Gentrified Oakhurst neighborhood in Decatur, Ga.

For more than 30 years I have gone uninvited into many neighborhoods in more than 20 states, first as an archaeologist and later as a historian. Whether it was a wealthy white neighborhood or a poor African American neighborhood, one thing was constant: no one ever looked out a window, saw a suspicious white man, and called the police.

Last week I was photographing “sit-down” restaurants east of the Anacostia River in Washington, D.C. The District’s seventh and eighth wards have the highest concentrations of poverty in the nation’s capital. Neighborhoods like Deanwood, Anacostia, and Congress Heights since the 1940s have become the city’s sink for African Americans displaced by urban renewal and gentrification.

Strip shopping center at the Pennsylvania and Branch avenues in Southeast Washington. Two stores serving food there are a Subway and pizza place. The center also includes a liquor store and a DC Metropolitan Police substation.

One of my clients funds anti-poverty efforts in those neighborhoods. Since last Fall I have been interviewing people working in 14 non-profit organizations providing housing, workforce development, educational services, and healthcare to residents in these wards. I’ve also been interviewing their clients and residents. The project is intended to document my client’s work over the past five years.

I needed cutaway shots of the restaurants for the video I am producing in the documentation project. These restaurants are distinct from the many take-out and fast food stores East of the River and they are a significant source of pride and pain for residents.
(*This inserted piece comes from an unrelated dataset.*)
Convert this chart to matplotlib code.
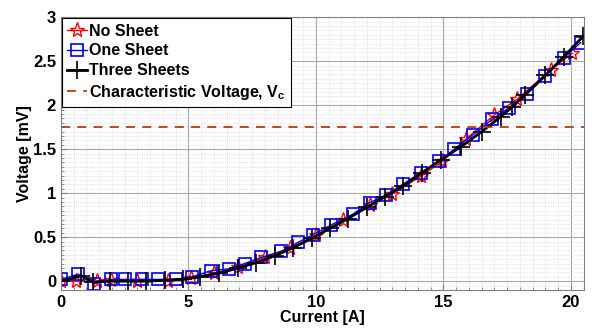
import matplotlib
matplotlib.use("Agg")
import matplotlib.pyplot as plt
from matplotlib.ticker import MultipleLocator, FormatStrFormatter

plt.rcParams['font.family'] = ['Liberation Sans', 'DejaVu Sans']
plt.rcParams['font.weight'] = 'bold'
plt.rcParams['mathtext.fontset'] = 'custom'
plt.rcParams['mathtext.bf'] = 'Liberation Sans:bold'
plt.rcParams['mathtext.rm'] = 'Liberation Sans:bold'
plt.rcParams['mathtext.it'] = 'Liberation Sans:bold'
plt.rcParams['mathtext.default'] = 'bf'

# No Sheet
I_no = [0, 0.6, 1.4, 1.95, 3.0, 4.2, 5.1, 6.0, 6.95, 8.0, 9.0, 10.0, 11.05, 12.1,
        13.0, 14.1, 14.95, 15.9, 17.0, 17.9, 19.2, 20.05]
V_no = [0.0, 0.0, 0.0, 0.01, 0.0, 0.0, 0.04, 0.09, 0.16, 0.27, 0.38, 0.52, 0.69, 0.86,
        0.99, 1.19, 1.36, 1.62, 1.89, 2.07, 2.40, 2.59]

# One Sheet
I_one = [0, 0.68, 1.3, 1.96, 2.5, 3.16, 3.8, 4.5, 5.15, 5.9, 6.6, 7.2, 7.85, 8.64, 9.29,
         9.9, 10.6, 11.44, 12.1, 12.74, 13.4, 14.1, 14.83, 15.42, 16.14, 16.92, 17.57,
         18.29, 19.0, 19.73, 20.38]
V_one = [0.02, 0.08, -0.03, 0.02, 0.02, 0.02, 0.02, 0.02, 0.05, 0.12, 0.14, 0.2, 0.27, 0.34,
         0.44, 0.53, 0.64, 0.76, 0.89, 0.98, 1.10, 1.23, 1.36, 1.50, 1.66, 1.84, 1.97,
         2.13, 2.33, 2.54, 2.71]

# Three Sheets
I_three = [0, 0.8, 1.26, 1.92, 2.63, 3.35, 4.07, 4.79, 5.45, 6.2, 6.95, 7.65, 8.4, 9.1,
           9.85, 10.55, 11.25, 12.0, 12.7, 13.4, 14.15, 14.9, 15.7, 16.5, 17.25, 17.7,
           18.2, 19.0, 19.72, 20.47]
V_three = [0.0, 0.06, -0.01, 0.0, 0.0, 0.0, 0.01, 0.02, 0.05, 0.09, 0.15, 0.21, 0.29, 0.38,
           0.49, 0.60, 0.71, 0.84, 0.96, 1.08, 1.23, 1.38, 1.53, 1.70, 1.87, 1.98,
           2.12, 2.34, 2.55, 2.78]

Vc = 1.75

labels = ['No Sheet', 'One Sheet', 'Three Sheets', r'Characteristic Voltage, $\mathbf{V_c}$']

fig = plt.figure(figsize=(5.92, 3.36), dpi=100)
ax = fig.add_axes([0.103, 0.137, 0.883, 0.812])

ax.plot(I_no, V_no, color='red', marker='*', markersize=11, markerfacecolor='none',
        markeredgewidth=1.0, linewidth=1.0, label=labels[0])
ax.plot(I_one, V_one, color='#0000ff', marker='s', markersize=9, markerfacecolor='none',
        markeredgewidth=1.2, linewidth=1.0, label=labels[1])
ax.plot(I_three, V_three, color='black', marker='+', markersize=13,
        markeredgewidth=1.2, linewidth=2.0, label=labels[2])
ax.axhline(Vc, color='#B83C0C', linestyle=(0, (5, 4)), linewidth=1.3, label=labels[3])

ax.set_xlim(0, 20.5)
ax.set_ylim(-0.1, 3)
ax.xaxis.set_major_locator(MultipleLocator(5))
ax.xaxis.set_minor_locator(MultipleLocator(0.5))
ax.yaxis.set_major_locator(MultipleLocator(0.5))
ax.yaxis.set_minor_locator(MultipleLocator(0.05))
ax.yaxis.set_major_formatter(FormatStrFormatter('%g'))
ax.grid(which='major', color='#a8a8a8', linewidth=0.8)
ax.grid(which='minor', color='#cccccc', linewidth=0.5, linestyle=':')
ax.set_axisbelow(True)
ax.tick_params(which='both', direction='in', labelsize=12, color='#808080')
ax.tick_params(which='minor', length=2)
ax.tick_params(which='major', length=4)
for s in ax.spines.values():
    s.set_color('#808080')

ax.set_xlabel('Current [A]', fontsize=11.5, fontweight='bold', labelpad=0)
ax.set_ylabel('Voltage [mV]', fontsize=11.5, fontweight='bold', labelpad=1)

leg = ax.legend(loc='upper left', fontsize=11.5, handlelength=1.2, handletextpad=0.15,
                borderaxespad=0.05, labelspacing=0.3, fancybox=False, framealpha=1,
                borderpad=0.35)
leg.get_frame().set_edgecolor('black')
leg.get_frame().set_linewidth(0.8)

fig.savefig('out.png', dpi=100)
The establishments are a constant reminder that Washington’s table service restaurant industry continues to snub these neighborhoods and yet there has been very slow change over the past decade.

One of the restaurants I was photographing is an IHOP in the Congress Heights neighborhood. When the restaurant was announced in 2007, it was touted as the “first nationally known, sit-down restaurant in Ward 8,” wrote the Washington Times. “It’s a major coup for the community.”

Congress Heights IHOP.

There’s a Metrobus shelter across the street from the restaurant. Inside, a lone woman was bracing herself against the 40-degree late winter wind.

“Are they going to tear it down,” she shouted as I was standing in the middle of Alabama Avenue taking pictures.

I walked over to ask her why she thought that.

“They’re buying up the land and they’re pushing people out of DC to bring certain people back into DC,” she said.

Who, I asked?

White people, she replied.

Carol — I asked her name after I whipped out my phone to record our exchange — thought I was working with folks in the real estate industry buying up existing buildings to tear them down.

That wasn’t the first time I had been approached by someone in a gentrifying African American neighborhood and asked that question. It happened regularly in Decatur, Ga.’s, Oakhurst neighborhood during the three years I was documenting teardowns and gentrification. And it happened in Atlanta’s Oakland City neighborhood.

Former urban homesteading neighborhood in SW Atlanta, 2014.

It took my encounter with Carol to realize that I had been racially profiled. I’m a white man walking around with a camera in an African American neighborhood, looking closely at buildings, in a space where uninvited offers by folks in the real estate industry are a part of daily life. To folks like Carol, who decode the presence of someone like me as a threat to their well-being because of gentrification and displacement pressures, I can appear just as scary as an African American man walking around a middle-class white neighborhood looking closely at buildings.

Decatur, Ga., resident Don Denard recounts experience being racially profiled by Decatur police to the Decatur City Commission, February 2014.

But there’s a difference. The type of racial profiling I have experienced in gentrifying neighborhood resulted in meeting new people and having conversations about their lives and their communities.

For African Americans in similar situations in white neighborhoods, the encounters frequently end with a call to the police, uninvited questions, unlawful detention, and, yes, death by cop. Racial profiling is one of many manifestations of structural racism and it’s something that many whites are unfamiliar with. Perhaps one day it will be possible for people of color to walk through white suburbs and instead of having their civil rights violated, they’ll be able to have the same types of encounters whites take for granted in every neighborhood.